Principal value of 1/x- equivalence of two definitions

As far as I know, the principal value of a non-summable function like $1/x$, denoted $\mathcal{P}(1/x)$, is a distribution that that acts on some smooth function $f$ in some test-function space and gives back the number:

\begin{equation} \mathcal{P}(1/x)\,\,f=\lim_{\epsilon\to 0}\int_{\mathcal{R}-[-\epsilon,\epsilon]}\frac{f(x)}{x}\,dx \end{equation}

How would you prove rigorously that this is equivalent to:

\begin{equation} \mathcal{P}(1/x)\,\,f=\lim_{\epsilon\to 0}\int\frac{x\,f(x)}{x^2+\epsilon^2}\,dx \end{equation}

I am working on the same exercise. In a previous exercise I showed that $$ \lim_{ \varepsilon \rightarrow 0^+ } \int_{|x| \geq \varepsilon} \frac{ f(x) }{x}dx = - \int_{-\infty}^\infty f'(x) \ln(|x|) dx,$$ see this post.

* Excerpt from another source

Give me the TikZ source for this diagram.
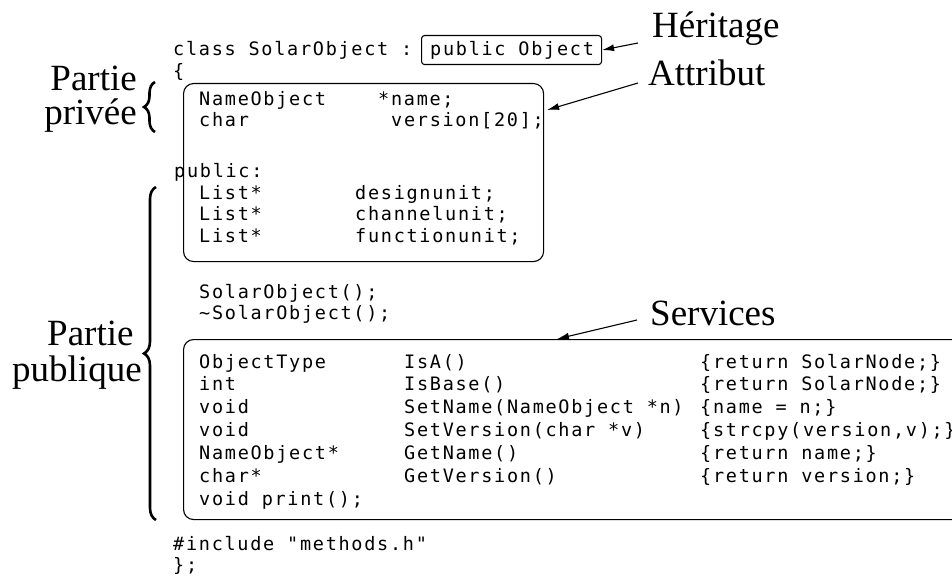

Now observe that $$\int_{-\infty}^{\infty} \frac{x}{x^2 + \varepsilon^2} f(x) dx = f(x) \frac{1}{2} \ln(|x^2 + \varepsilon^2|)\big|_{-\infty}^{\infty} - \int_{-\infty}^\infty f'(x) \frac{1}{2}\ln(|x^2 + \varepsilon^2|) dx$$ $$ = - \int_{-\infty}^\infty f'(x) \frac{1}{2}\ln(|x^2 + \varepsilon^2|) dx$$

Then let $\varepsilon \rightarrow 0$ to complete the proof.

One way is to observe that both those expressions are the distributional derivative of (integration against) $\log|x|$.